I know that we should all try to love one another, treat others as you want to be treated, be a good person, show love to those who need it (well, to EVERYONE), etc. I am a moral person and want to do the right thing. Recently I had a Reiki session done in which I found out that my purpose in this life is to learn about love. Ironically, I have never been in love before until now (i'm 40 years old), and the man that i'm in love with is one of those types that is closed off emotionally, he's jaded and bitter towards women, doesn't involve feelings with women, told me he doesn't talk about his feelings, he doesn't want a girlfriend, etc.
We are not in a relationship exactly, i'm not even sure what we are...I haven't had sex with him though but we've spent a lot of time cuddling, making out, doing non-sexual things too of course, we're pretty inseperable at work. We've known each other for a year now, we work together. Everyone there thinks we are boyfriend and girlfriend, and when people make comments to us about it he will agree and he won't deny that we aren't a couple. I know he isnt trying to use me for sex because he knows I won't do it with him yet he still acts like we're a couple. But I often find myself upset or depressed because of all this, because while I was falling in love, he wasn't (as far as I know, anyway!) and it hurts not to be able to be WITH him.
All i've wanted my whole life was a boyfriend that I could love who loved me back. I've had a few in the past but none came close to how I feel about this guy. Anyway, the situation with our job is that we work 85 hours a week, 6 weeks at a time. We live on the job site too. So our lives ARE our jobs, and this job is so good that neither of us wants to quit.
So here is my dilemma...even though this guy "can't" love, should I continue to show him love? I am not one to lower my level of treatment towards someone just because they can't reciprocate my feelings, but I also don't want to get hurt any more than I am. But there really isn't anything I can do though because neither of us wants to quit our jobs (this is the best job i've ever had and the only good thing I have in my life, so I refuse to quit). But it hurts being in love with someone who doesn't love me back. But I don't want to quit my job just so I can get over him, and I also don't want to confront him or give him an ultimatum or pressure him into telling me his feelings, that will only make things awkward and uncomfortable at work and that's one of my biggest priorities is keeping things from getting so wierd that one of us is forced to quit. It would most likely be me since I'm a woman, therefore emotional. He NEVER shows emotions. He is, however, extremely affectionate. More affectionate than any man i've ever dated or known! He gives me multiple hugs every day. When we share a bed together, he will hold me most of the night, and he will kiss my hair or my shoulder when he thinks i'm sleeping. He always does this hug/cuddle thing where he'll come up behind me, put his arms around me, hold me close, put his face into my hair, sometimes he'll softly go "mmmm", we'll rock back and forth as if there was music playing, and he will do this in front of anyone, he doesn't try to hide it. We spend our breaks together and when we sit on the couch to watch tv he'll have his arm around me. I really don't understand why he acts this way when he doesn't want to BE with me and knows he isn't going to get sex from me.

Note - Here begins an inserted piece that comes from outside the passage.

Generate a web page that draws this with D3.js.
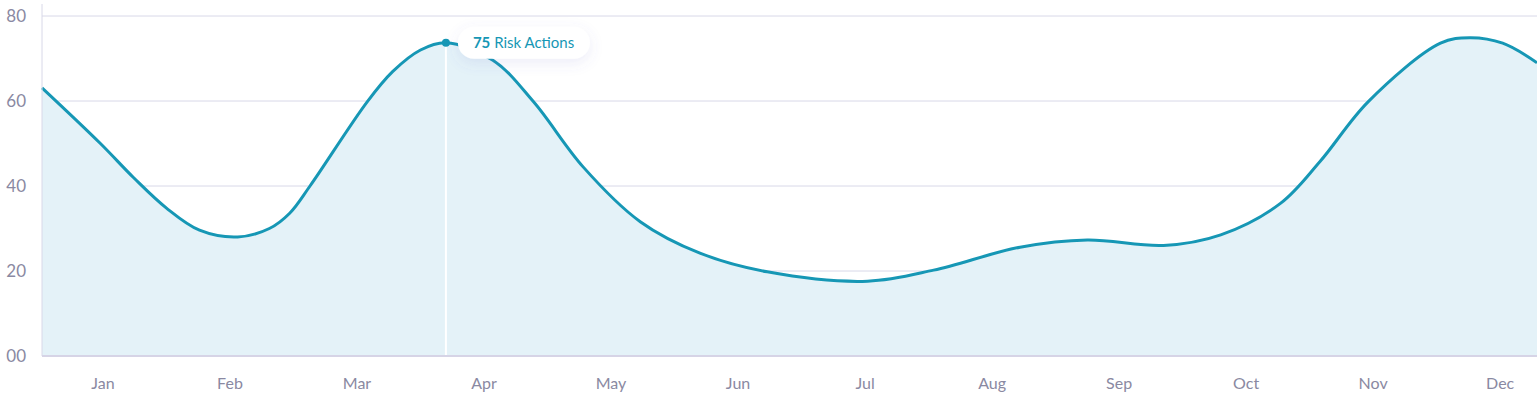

I know that he needs love, I mean all people do, deep down. I know that he's had bad experiences with women (he thinks they're all crazy because they get too attached and go nuts when he wants to break up with them). I know the right thing to do is to show him love and no matter how cold he might seem sometimes or how distant he gets I should still show my unwavering unconditional love...but on the other hand, that's not very smart, I mean most people say if someone is withholding love from you, you shouldn't give it to them. But at the same time, I am a spiritual person who is trying to raise my vibration and elevate my consciousness and embody love as much as possible. So I'm torn on what to do about this situation. Part of me wants to love him so much that he learns how to love too and part of me wants to quit talking to him to show him that I won't stand for this halfway-relationship/thing/whatever it is. Should I show that I care about him and not hide my feelings (so far he doesn't know the extent of them), risking things getting weird? Or should I continue to go with the flow, hug him back, flirt with him back, but just stay casual even though it hurts because I want more? Or should I come out and say i'm not getting what I want so therefore I shouldn't let him hug me anymore, or talk to me, just cut off all communication and interaction even though it will make things very difficult at work? Or even a more general question, at what point does even an enlightened awakened highly conscious person turn their back on someone who is broken like this? I keep thinking if this were Ghandi or the Dalai Lama or Jesus, they would just keep showing this person love even though they're not getting it. Is it spiritually healthier to love someone who can't love you back, or to protect yourself in any way possible? I guess there is a fine line between letting yourself get hurt and being a Godlike person.